_Your instructions_
Only the lines from the one containing "Rebuild this chart as a Python script, using Plotly." through the one containing "import plotly.graph_objects as go" are wanted. Give them again exactly, both ends included.

## Start

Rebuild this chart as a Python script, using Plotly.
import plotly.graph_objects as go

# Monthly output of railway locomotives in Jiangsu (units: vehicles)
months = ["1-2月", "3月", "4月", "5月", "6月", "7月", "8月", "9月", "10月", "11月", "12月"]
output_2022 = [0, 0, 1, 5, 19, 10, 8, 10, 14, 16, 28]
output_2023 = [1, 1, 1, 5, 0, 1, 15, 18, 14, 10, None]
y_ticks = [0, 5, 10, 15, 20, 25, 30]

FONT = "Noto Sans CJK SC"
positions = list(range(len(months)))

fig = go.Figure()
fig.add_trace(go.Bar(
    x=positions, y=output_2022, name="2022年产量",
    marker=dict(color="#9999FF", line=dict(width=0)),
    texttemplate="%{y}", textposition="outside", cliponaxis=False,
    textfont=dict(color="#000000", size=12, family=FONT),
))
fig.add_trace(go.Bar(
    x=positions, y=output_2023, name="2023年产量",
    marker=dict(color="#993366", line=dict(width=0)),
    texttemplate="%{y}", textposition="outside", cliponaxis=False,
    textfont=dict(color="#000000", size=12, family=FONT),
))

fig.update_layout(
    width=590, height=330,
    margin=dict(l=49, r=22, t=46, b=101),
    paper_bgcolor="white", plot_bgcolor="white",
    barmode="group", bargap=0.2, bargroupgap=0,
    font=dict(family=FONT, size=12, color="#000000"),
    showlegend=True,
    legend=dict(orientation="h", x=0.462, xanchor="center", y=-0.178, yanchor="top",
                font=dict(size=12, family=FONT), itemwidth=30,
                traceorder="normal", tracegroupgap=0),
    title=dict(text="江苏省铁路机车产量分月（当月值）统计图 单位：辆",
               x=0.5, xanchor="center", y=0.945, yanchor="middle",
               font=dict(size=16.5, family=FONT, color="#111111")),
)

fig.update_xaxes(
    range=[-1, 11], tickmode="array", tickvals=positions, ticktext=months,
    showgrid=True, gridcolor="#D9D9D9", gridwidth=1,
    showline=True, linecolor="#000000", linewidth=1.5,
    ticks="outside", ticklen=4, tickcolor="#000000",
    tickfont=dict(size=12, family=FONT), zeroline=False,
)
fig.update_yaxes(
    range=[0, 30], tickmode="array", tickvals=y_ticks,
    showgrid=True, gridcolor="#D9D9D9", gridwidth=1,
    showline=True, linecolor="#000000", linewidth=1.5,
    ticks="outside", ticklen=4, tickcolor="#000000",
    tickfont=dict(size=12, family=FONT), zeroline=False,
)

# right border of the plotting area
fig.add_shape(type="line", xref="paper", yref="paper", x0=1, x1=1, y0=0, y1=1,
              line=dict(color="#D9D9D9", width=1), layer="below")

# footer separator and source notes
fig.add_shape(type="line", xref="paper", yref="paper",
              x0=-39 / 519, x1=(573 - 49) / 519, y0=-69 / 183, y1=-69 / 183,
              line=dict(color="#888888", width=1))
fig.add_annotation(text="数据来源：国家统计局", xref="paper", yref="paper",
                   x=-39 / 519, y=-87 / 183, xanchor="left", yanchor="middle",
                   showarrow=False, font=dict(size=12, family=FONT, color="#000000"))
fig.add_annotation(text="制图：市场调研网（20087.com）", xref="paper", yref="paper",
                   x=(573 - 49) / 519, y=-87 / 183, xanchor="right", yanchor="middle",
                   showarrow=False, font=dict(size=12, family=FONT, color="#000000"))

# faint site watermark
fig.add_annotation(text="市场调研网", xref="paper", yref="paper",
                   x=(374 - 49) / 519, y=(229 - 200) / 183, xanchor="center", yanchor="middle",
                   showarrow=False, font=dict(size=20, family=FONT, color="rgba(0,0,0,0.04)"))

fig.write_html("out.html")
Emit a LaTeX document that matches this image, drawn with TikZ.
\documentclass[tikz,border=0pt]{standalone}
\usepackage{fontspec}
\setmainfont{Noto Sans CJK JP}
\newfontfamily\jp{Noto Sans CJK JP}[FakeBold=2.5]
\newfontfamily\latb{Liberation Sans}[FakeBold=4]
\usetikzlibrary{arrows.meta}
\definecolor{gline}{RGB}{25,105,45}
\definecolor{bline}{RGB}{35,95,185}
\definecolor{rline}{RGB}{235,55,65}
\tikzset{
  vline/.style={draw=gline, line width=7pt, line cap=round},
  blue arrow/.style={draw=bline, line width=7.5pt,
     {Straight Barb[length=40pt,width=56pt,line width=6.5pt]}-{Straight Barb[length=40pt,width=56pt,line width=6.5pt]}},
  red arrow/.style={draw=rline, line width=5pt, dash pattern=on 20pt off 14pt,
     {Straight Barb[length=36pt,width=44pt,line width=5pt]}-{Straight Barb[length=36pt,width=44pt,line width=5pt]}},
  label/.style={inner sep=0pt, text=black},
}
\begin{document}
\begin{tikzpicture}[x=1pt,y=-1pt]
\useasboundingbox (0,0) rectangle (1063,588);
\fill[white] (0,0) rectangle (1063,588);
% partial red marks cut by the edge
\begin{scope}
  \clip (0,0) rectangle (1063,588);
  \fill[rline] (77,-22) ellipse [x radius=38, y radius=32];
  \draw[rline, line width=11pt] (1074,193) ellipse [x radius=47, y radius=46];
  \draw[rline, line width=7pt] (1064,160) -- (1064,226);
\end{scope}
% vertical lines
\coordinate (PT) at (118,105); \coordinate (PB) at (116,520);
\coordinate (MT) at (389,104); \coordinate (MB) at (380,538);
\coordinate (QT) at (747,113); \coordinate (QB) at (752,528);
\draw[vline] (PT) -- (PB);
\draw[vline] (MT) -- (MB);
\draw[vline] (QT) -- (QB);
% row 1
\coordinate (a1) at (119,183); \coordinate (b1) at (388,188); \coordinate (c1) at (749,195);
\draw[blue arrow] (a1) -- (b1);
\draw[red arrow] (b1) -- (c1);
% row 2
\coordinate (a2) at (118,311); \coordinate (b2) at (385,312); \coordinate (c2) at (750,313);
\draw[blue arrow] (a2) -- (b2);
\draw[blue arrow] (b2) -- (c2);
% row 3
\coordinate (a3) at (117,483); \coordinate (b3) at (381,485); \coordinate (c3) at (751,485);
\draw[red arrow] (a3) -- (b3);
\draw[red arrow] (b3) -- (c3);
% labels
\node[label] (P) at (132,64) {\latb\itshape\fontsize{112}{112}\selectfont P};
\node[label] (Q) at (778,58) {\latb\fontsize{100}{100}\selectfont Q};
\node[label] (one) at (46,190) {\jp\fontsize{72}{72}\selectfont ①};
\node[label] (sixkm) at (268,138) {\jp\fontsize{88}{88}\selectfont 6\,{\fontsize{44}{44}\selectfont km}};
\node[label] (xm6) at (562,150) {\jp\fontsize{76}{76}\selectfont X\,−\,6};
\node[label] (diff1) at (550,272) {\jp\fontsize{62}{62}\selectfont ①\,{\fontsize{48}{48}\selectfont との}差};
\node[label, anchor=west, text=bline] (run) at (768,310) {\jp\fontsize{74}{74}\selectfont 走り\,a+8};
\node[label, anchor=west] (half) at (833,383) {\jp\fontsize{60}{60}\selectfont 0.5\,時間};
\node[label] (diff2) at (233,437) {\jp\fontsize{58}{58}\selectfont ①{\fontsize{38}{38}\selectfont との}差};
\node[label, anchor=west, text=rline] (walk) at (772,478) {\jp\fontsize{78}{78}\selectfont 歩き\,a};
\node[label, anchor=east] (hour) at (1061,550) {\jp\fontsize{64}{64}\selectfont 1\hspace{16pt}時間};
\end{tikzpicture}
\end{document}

## End
## Start

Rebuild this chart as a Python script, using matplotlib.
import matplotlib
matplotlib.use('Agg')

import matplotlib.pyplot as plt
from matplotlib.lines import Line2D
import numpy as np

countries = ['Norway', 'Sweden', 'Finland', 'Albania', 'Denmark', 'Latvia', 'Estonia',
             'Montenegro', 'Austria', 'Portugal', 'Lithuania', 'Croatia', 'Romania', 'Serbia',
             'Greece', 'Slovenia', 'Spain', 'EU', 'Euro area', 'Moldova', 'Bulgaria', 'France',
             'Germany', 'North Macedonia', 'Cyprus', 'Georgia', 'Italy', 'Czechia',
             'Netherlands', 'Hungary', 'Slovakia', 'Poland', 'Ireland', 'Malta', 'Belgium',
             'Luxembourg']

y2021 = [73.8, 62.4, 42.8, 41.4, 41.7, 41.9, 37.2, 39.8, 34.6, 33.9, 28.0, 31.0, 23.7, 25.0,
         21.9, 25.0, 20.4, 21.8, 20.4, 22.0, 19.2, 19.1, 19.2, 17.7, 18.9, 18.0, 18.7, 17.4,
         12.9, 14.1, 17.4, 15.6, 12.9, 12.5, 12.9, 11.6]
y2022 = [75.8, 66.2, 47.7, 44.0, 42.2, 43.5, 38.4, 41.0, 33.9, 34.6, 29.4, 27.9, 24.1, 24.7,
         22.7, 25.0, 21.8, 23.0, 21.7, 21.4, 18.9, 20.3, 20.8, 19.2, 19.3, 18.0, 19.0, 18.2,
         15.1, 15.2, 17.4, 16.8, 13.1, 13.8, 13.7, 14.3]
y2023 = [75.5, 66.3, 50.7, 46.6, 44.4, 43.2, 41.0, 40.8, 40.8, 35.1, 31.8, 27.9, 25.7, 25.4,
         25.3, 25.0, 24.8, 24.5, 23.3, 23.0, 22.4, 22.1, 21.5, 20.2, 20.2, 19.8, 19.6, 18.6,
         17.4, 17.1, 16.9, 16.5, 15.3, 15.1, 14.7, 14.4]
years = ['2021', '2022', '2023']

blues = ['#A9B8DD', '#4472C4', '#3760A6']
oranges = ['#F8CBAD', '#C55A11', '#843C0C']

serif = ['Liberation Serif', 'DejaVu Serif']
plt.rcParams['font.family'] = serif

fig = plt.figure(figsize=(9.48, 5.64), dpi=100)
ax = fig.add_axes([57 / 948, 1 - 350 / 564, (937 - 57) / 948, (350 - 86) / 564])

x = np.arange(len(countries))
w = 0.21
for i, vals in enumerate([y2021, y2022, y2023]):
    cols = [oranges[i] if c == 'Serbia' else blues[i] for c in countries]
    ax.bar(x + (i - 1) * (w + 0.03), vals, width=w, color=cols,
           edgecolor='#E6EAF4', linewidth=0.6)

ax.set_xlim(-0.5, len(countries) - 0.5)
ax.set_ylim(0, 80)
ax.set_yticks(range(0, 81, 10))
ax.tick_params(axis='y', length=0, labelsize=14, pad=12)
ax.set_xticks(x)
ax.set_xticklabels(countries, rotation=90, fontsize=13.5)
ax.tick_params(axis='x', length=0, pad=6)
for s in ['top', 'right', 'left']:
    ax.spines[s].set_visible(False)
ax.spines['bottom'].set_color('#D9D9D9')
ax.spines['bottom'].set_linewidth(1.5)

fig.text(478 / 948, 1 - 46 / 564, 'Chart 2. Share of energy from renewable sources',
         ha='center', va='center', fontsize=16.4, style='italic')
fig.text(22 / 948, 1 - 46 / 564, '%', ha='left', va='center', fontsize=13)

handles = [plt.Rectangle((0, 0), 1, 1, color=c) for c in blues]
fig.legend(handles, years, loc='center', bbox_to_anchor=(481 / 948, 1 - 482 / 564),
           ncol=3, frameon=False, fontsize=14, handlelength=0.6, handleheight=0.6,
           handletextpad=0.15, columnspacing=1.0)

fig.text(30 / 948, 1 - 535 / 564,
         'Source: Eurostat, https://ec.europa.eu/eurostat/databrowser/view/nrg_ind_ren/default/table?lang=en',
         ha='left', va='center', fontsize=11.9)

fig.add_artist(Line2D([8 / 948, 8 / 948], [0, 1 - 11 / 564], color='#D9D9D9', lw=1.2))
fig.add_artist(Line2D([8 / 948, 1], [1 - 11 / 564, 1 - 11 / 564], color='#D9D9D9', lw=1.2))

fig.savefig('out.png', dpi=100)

## End
## Start

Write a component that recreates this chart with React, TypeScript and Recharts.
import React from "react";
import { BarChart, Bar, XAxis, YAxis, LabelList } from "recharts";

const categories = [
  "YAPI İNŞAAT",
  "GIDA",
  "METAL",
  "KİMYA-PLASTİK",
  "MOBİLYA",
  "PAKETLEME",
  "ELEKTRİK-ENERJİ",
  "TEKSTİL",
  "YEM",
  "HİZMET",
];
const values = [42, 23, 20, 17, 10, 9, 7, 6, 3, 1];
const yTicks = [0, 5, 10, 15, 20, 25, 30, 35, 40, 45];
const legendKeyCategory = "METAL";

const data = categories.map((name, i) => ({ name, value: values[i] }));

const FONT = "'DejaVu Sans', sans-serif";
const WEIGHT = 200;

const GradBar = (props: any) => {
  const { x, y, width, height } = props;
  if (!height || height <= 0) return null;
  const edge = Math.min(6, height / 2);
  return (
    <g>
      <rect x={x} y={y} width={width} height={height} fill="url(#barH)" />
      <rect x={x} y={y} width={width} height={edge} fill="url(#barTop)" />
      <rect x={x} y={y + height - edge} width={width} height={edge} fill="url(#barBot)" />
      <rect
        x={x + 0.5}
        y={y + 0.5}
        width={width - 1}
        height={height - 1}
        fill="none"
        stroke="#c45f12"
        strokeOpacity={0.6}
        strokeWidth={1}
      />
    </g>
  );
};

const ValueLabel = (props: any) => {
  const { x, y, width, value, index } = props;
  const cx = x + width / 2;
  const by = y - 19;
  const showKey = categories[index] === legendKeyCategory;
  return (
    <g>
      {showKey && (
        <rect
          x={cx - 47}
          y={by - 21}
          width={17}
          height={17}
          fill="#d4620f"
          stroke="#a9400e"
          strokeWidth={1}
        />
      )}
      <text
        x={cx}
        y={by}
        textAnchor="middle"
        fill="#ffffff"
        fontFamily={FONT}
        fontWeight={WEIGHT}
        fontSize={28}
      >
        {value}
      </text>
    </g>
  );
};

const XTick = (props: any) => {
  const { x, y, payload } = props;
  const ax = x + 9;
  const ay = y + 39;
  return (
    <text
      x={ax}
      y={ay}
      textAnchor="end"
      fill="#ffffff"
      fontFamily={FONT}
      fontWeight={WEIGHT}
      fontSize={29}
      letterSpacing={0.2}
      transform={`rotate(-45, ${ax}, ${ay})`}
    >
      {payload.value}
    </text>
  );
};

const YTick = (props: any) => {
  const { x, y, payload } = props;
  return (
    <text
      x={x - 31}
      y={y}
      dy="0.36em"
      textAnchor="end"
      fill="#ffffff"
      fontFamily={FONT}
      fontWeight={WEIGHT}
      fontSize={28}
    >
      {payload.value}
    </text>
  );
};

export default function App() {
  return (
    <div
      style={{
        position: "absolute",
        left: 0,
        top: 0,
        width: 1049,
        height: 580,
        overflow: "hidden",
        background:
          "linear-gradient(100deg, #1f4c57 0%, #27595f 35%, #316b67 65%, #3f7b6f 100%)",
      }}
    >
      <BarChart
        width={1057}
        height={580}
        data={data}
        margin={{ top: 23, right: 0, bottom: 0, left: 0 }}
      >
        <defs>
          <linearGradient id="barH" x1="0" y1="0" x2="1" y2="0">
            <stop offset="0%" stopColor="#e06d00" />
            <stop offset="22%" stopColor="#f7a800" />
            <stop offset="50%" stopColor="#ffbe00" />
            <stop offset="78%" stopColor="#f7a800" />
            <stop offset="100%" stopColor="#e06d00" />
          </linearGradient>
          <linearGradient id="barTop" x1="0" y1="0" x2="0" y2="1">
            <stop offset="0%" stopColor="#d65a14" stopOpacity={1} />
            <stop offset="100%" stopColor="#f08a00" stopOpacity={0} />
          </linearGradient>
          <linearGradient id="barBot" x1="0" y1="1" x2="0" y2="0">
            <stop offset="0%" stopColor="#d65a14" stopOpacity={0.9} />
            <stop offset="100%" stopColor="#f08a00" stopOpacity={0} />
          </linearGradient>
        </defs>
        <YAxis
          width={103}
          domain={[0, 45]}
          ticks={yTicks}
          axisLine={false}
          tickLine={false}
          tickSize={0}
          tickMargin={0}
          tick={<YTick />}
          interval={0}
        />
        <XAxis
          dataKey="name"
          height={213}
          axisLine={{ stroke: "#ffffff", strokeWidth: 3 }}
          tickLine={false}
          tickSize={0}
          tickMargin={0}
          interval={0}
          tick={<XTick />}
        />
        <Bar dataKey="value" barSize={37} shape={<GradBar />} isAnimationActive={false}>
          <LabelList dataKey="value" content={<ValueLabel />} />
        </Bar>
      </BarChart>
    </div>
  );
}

## End

_Complete answer_
Rebuild this chart as a Python script, using Plotly.
import plotly.graph_objects as go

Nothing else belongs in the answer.